As a wrap up, here’s my full PrometheusRule for Kafka Operator. Note that the values are testing values… you may (you will) have to tune them :

apiVersion: monitoring.coreos.com/v1  
kind: PrometheusRule  
metadata:  
  creationTimestamp: null  
  labels:  
    prometheus: k8s  
    role: alert-rules  
  name: kafka-alerts  
spec:  
  groups:  
  - name: KafkaAlerts  
    rules:  
    - alert: BrokerOverLoaded  
      expr: avg(sum by(brokerId, kafka_cr, namespace) (rate(kafka_network_requestmetrics_requests_total[15m]))) > 500  
      for: 5m  
      labels:  
        severity: alert  
      annotations:  
        description: 'broker {{ $labels.brokerId }} overloaded (current value is: {{ $value }})'  
        summary: 'broker overloaded'  
        brokerConfigGroup: 'default_group'  
        command: 'upScale'  
    - alert: BrokerUnderReplicated  
      expr: kafka_server_replicamanager_underreplicatedpartitions > 0  
      for: 5m  
      labels:  
        severity: alert  
      annotations:  
        description: 'broker {{ $labels.brokerId }} underreplicated'  
        summary: 'broker underreplicated'  
        brokerConfigGroup: 'default_group'  
        command: 'upScale'  
    - alert: PartitionCountHigh  
      expr: max(kafka_server_replicamanager_partitioncount)  by (namespace, kafka_cr) > 800  
      for: 3m  
      labels:  
        severity: alert  
      annotations:  
        description: 'broker {{ $labels.brokerId }} has high partition count'  
        summary: 'high partition count'  
        brokerConfigGroup: 'default_group'  
        command: 'upScale'  
    - alert: PartitionCountLow  
      expr: min(kafka_server_replicamanager_partitioncount)  by (namespace, kafka_cr) < 50  
      for: 3m  
      labels:  
        severity: alert  
      annotations:  
        description: 'broker {{ $labels.brokerId }} has low partition count'  
        summary: 'low partition count'  
        brokerConfigGroup: 'default_group'  
        command: 'downScale'  
    - alert: RemainingDiskSpaceLow  
      expr: kubelet_volume_stats_available_bytes{persistentvolumeclaim=~"kafka-.*"} < 1 * 1000 * 1000 * 1000  
      for: 2m  
      labels:  
        severity: alert  
      annotations:  
        description: 'broker {{ $labels.brokerId }} has low disk space'  
        summary: 'low diskspace'  
        brokerConfigGroup: 'default_group'  
        command: 'addPVC'

Conclusion

We now know how to use the Prometheus Metrics from Kafka to up/downscale our cluster.
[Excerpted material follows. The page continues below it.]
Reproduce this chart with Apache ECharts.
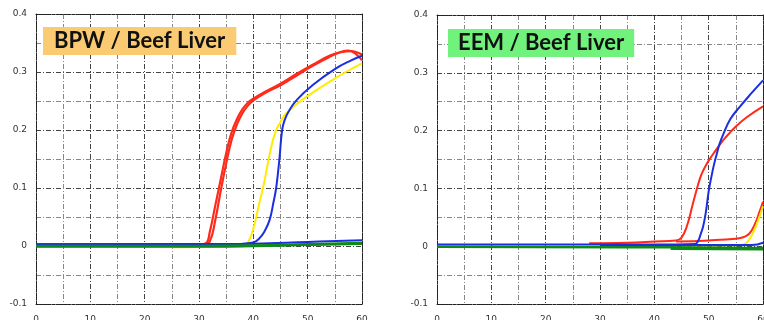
<!DOCTYPE html>
<html>
<head>
<meta charset="utf-8">
<script src="https://cdn.jsdelivr.net/npm/echarts@6/dist/echarts.min.js"></script>
<style>
  html, body { margin: 0; padding: 0; background: #fff; }
  #main { width: 764px; height: 320px; }
</style>
</head>
<body>
<div id="main"></div>
<script>
// panel titles
const titles = ['BPW / Beef Liver', 'EEM / Beef Liver']

// axis ranges (cycle on x, fluorescence on y)
const xRange = [0, 60, 5]
const yRange = [-0.1, 0.4, 0.05]

// BPW / Beef Liver curves, [cycle, value]
const bpwRedA = [[17, 0.002], [25, 0.002], [30, 0.003], [31.3, 0.005], [32, 0.025], [33, 0.07], [34, 0.115], [35, 0.16], [36, 0.196], [37, 0.219], [38, 0.236], [39, 0.247], [40, 0.254], [42, 0.265], [45, 0.28], [48, 0.297], [51, 0.313], [54, 0.328], [56, 0.334], [58, 0.336], [59, 0.334], [60, 0.33]]
const bpwRedB = [[25, 0.001], [31, 0.003], [32, 0.008], [33, 0.045], [34, 0.095], [35, 0.142], [36, 0.183], [37, 0.21], [38, 0.229], [39, 0.242], [40, 0.251], [42, 0.263], [45, 0.277], [48, 0.294], [51, 0.311], [54, 0.326], [56, 0.334], [57.5, 0.337], [59, 0.33], [60, 0.32]]
const bpwYellow = [[25, -0.002], [38, -0.001], [39, 0.006], [40, 0.03], [41, 0.07], [42, 0.11], [43, 0.158], [44, 0.195], [45, 0.214], [46, 0.228], [48, 0.245], [51, 0.265], [54, 0.283], [57, 0.3], [60, 0.315]]
const bpwBlue = [[0, 0.003], [38, 0.004], [40, 0.006], [41, 0.012], [42, 0.024], [43, 0.045], [43.7, 0.075], [44.2, 0.1], [44.8, 0.15], [45.3, 0.2], [45.8, 0.218], [46.5, 0.232], [48, 0.252], [51, 0.278], [55, 0.305], [58, 0.32], [60, 0.328]]
const bpwBlueFlat = [[0, 0.003], [30, 0.003], [40, 0.004], [50, 0.007], [60, 0.01]]
const bpwGreen = [[0, 0], [30, 0], [40, 0.001], [50, 0.003], [60, 0.005]]
const bpwGreenB = [[0, -0.001], [30, -0.001], [45, 0.001], [60, 0.004]]

// EEM / Beef Liver curves
const eemRedA = [[28, 0.005], [35, 0.006], [40, 0.008], [44, 0.01], [45, 0.015], [46, 0.035], [47, 0.07], [48, 0.105], [48.5, 0.12], [49, 0.131], [49.5, 0.14], [50, 0.148], [51, 0.162], [52, 0.175], [53, 0.187], [55, 0.207], [57, 0.223], [60, 0.242]]
const eemRedB = [[44, 0.008], [50, 0.01], [55, 0.013], [56.5, 0.016], [57.5, 0.022], [58.5, 0.038], [59.3, 0.058], [60, 0.077]]
const eemYellow = [[45, 0.001], [56, 0.002], [57, 0.006], [58, 0.02], [59, 0.042], [60, 0.069]]
const eemBlue = [[0, 0.003], [40, 0.003], [47.5, 0.004], [48, 0.008], [48.5, 0.02], [49, 0.035], [49.5, 0.06], [50, 0.095], [50.5, 0.12], [51, 0.142], [51.5, 0.16], [52, 0.177], [52.7, 0.194], [54, 0.22], [55.8, 0.242], [58, 0.266], [60, 0.287]]
const eemBlueFlat = [[30, 0.002], [58, 0.002], [60, 0.006]]
const eemGreen = [[0, -0.001], [43, -0.002], [60, -0.003]]
const eemGreenB = [[43, -0.004], [60, -0.005]]

const RED = '#ff2a1a', YELLOW = '#ffec00', BLUE = '#1c2fe0', GREEN = '#0e8a1c'
const gridDash = [5, 2, 1, 2]

function line(data, color, idx, w) {
  return {
    type: 'line', data: data, xAxisIndex: idx, yAxisIndex: idx,
    smooth: 0.45, showSymbol: false, silent: true,
    lineStyle: { color: color, width: w || 2 }
  }
}

function xMain(g) {
  return {
    type: 'value', gridIndex: g, min: xRange[0], max: xRange[1], interval: xRange[2],
    axisLine: { show: true, onZero: false, lineStyle: { color: '#222', width: 1, type: [3, 1] } },
    axisTick: { show: false },
    axisLabel: { margin: 11, fontSize: 9, color: '#333', fontFamily: 'DejaVu Sans',
      formatter: v => (v % 10 === 0 ? String(v) : '') },
    splitLine: { show: true, lineStyle: { color: ['#444', '#888'], width: 1, type: gridDash } }
  }
}
function xTop(g) {
  return {
    type: 'value', gridIndex: g, position: 'top', min: xRange[0], max: xRange[1], interval: xRange[2],
    axisLine: { show: true, onZero: false, lineStyle: { color: '#222', width: 1, type: [3, 1] } },
    axisTick: { show: false }, axisLabel: { show: false }, splitLine: { show: false }
  }
}
function yMain(g) {
  return {
    type: 'value', gridIndex: g, min: yRange[0], max: yRange[1], interval: yRange[2],
    axisLine: { show: true, onZero: false, lineStyle: { color: '#222', width: 1, type: [3, 1] } },
    axisTick: { show: false },
    axisLabel: { margin: 9, fontSize: 9, color: '#333', fontFamily: 'DejaVu Sans',
      formatter: v => {
        const t = Math.round(v * 100)
        if (t % 10 !== 0) return ''
        return t === 0 ? '0' : (t / 100).toFixed(1)
      } },
    splitLine: { show: true, lineStyle: { color: ['#444', '#888'], width: 1, type: gridDash } }
  }
}
function yRight(g) {
  return {
    type: 'value', gridIndex: g, position: 'right', min: yRange[0], max: yRange[1], interval: yRange[2],
    axisLine: { show: true, onZero: false, lineStyle: { color: '#222', width: 1, type: [3, 1] } },
    axisTick: { show: false }, axisLabel: { show: false }, splitLine: { show: false }
  }
}

const titleStyle = { fontSize: 22, fontWeight: 'bold', color: '#111', fontFamily: 'Lato', lineHeight: 28 }

const chart = echarts.init(document.getElementById('main'), null, { renderer: 'canvas' })
chart.setOption({
  animation: false,
  backgroundColor: '#fff',
  title: [
    { text: titles[0], left: 43, top: 27, padding: [0, 11], backgroundColor: '#facb72', textStyle: titleStyle },
    { text: titles[1], left: 448, top: 29, padding: [0, 10], backgroundColor: '#70f27c', textStyle: titleStyle }
  ],
  grid: [
    { left: 36, top: 14, width: 326, height: 290, containLabel: false, outerBoundsMode: 'none' },
    { left: 437, top: 15, width: 326, height: 289, containLabel: false, outerBoundsMode: 'none' }
  ],
  xAxis: [xMain(0), xTop(0), xMain(1), xTop(1)],
  yAxis: [yMain(0), yRight(0), yMain(1), yRight(1)],
  series: [
    line(bpwRedA, RED, 0, 2.2), line(bpwRedB, RED, 0, 2.2), line(bpwYellow, YELLOW, 0),
    line(bpwBlue, BLUE, 0), line(bpwBlueFlat, BLUE, 0), line(bpwGreenB, GREEN, 0, 2.5), line(bpwGreen, GREEN, 0, 2.5),
    line(eemRedA, RED, 2), line(eemRedB, RED, 2), line(eemYellow, YELLOW, 2),
    line(eemBlue, BLUE, 2), line(eemBlueFlat, BLUE, 2), line(eemGreen, GREEN, 2, 2.5), line(eemGreenB, GREEN, 2, 3)
  ]
})
</script>
</body>
</html>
Note that this feature can rapidly become a chaos factor : during my tests, a manual “rebalance” of the partitions/leaders triggered a downscale of the cluster, which went from 3 nodes to 2. The cluster was then in a “failed” state as I require a minimum of 3 brokers alive.
This situation then triggered two upScale alerts, which grow the cluster from 2 to 4 nodes…

I was live testing so I was able to change the thresholds. The scale situation stopped, but imagine this happen during the night when you’re oncall ?

Because that’s where this situation is going to happen right ?

Happy Kafka/Prometheus config !
Thanks again to the Banzaicloud team for doing all this opensource !

Note : We discussed the need to block the downscale of a cluster below the count of the minimum cluster size on Slack. There should be a way to set that at some point…

Note 2 : at the moment (Kafka Operator 0.6.1), you will get logs for every alert that is fired by Prometheus… Watch out as you’ll end up with quite some logs… next release should silently drop all alerts not linked to the Kafka cluster.